▶ **WRITTEN REQUEST**:
Pictures excluded, return the lines below from the first through the line holding "import seaborn as sns".

Dataset records:
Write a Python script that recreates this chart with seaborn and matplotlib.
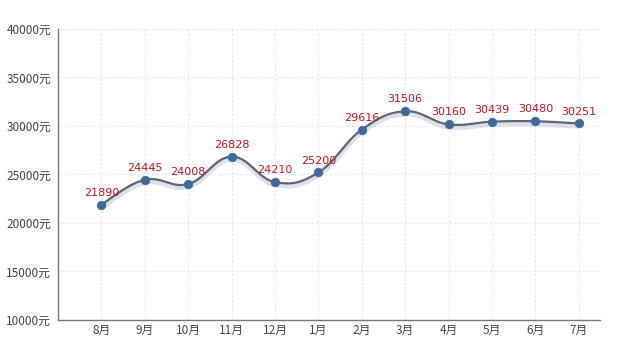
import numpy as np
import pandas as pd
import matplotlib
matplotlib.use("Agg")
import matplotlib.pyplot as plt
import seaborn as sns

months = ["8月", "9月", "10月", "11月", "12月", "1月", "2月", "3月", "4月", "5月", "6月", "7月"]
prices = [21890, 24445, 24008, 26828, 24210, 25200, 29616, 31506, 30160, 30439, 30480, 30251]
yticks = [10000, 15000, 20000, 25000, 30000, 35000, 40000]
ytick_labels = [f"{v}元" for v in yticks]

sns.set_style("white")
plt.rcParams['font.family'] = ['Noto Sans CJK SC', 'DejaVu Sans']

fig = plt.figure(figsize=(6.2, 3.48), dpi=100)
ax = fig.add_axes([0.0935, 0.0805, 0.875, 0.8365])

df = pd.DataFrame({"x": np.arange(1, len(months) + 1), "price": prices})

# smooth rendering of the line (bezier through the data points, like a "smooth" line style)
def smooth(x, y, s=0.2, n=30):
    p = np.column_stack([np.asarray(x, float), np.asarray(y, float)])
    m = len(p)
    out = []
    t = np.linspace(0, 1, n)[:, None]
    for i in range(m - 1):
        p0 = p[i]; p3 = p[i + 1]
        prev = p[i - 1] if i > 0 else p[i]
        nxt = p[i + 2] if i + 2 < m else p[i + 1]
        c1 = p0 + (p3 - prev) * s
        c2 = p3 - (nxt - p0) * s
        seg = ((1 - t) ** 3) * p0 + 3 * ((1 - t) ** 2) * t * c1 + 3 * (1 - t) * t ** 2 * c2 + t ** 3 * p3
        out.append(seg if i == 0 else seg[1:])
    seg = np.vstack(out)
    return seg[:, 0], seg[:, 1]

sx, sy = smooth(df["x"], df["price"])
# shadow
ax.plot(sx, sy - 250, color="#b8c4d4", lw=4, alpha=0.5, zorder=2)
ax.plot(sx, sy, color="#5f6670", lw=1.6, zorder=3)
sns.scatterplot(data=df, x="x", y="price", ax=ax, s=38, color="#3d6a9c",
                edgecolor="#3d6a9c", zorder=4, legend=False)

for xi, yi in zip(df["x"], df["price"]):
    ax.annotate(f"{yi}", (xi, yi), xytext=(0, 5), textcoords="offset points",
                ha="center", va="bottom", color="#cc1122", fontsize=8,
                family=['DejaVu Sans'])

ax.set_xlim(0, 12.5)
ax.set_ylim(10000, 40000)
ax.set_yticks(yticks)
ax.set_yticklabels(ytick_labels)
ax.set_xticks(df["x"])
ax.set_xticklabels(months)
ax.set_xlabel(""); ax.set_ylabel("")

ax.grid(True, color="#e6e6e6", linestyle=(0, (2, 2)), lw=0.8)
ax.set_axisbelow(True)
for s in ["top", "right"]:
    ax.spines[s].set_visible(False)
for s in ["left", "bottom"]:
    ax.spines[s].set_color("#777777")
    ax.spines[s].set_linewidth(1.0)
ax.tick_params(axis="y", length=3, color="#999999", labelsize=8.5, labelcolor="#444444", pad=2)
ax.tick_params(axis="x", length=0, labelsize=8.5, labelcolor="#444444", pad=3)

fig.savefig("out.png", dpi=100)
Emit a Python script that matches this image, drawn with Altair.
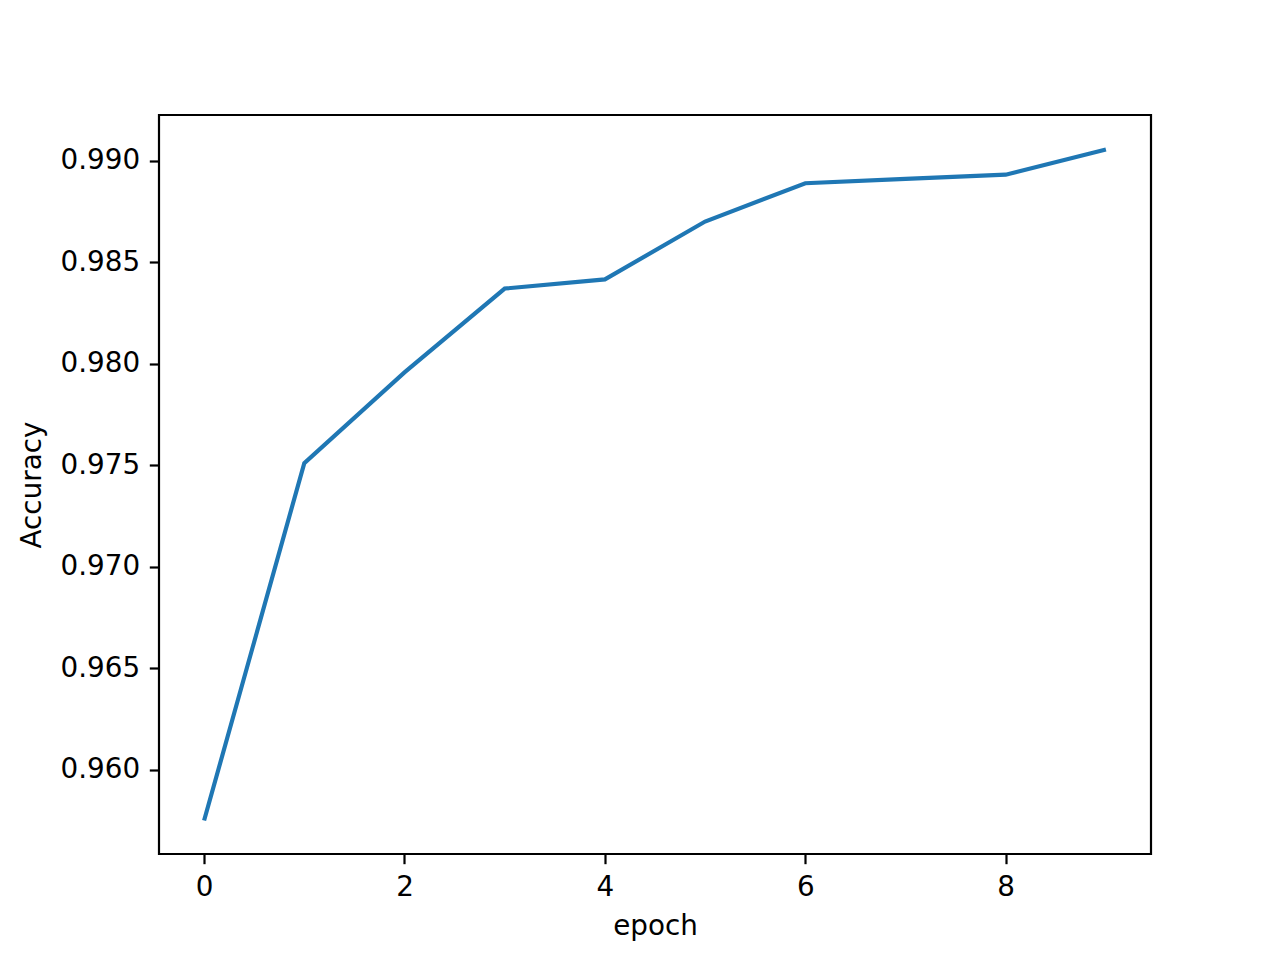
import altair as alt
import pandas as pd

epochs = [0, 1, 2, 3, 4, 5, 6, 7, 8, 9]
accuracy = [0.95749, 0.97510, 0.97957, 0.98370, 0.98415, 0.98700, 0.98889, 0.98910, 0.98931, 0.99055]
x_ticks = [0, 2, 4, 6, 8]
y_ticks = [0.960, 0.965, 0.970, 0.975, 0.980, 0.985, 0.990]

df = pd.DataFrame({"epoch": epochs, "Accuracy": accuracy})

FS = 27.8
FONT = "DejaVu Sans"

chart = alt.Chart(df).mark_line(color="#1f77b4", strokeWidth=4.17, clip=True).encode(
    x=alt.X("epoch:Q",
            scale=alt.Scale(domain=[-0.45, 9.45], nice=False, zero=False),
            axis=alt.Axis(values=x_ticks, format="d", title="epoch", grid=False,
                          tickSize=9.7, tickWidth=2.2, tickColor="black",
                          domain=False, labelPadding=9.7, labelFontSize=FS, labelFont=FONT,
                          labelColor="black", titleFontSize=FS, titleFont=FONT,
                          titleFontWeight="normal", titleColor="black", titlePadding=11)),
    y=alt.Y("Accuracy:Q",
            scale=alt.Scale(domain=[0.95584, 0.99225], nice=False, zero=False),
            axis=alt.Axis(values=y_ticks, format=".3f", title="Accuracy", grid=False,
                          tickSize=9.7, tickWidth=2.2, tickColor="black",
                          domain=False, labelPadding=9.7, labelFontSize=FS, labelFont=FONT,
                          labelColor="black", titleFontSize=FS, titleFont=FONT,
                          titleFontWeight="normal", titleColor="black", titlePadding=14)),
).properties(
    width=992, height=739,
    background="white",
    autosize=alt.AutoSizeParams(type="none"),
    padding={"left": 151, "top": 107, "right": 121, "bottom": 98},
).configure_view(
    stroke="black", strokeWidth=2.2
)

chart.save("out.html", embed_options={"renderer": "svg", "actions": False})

▶ **SOLUTION BELOW**:
Write a Python script that recreates this chart with seaborn and matplotlib.
import numpy as np
import pandas as pd
import matplotlib
matplotlib.use("Agg")
import matplotlib.pyplot as plt
import seaborn as sns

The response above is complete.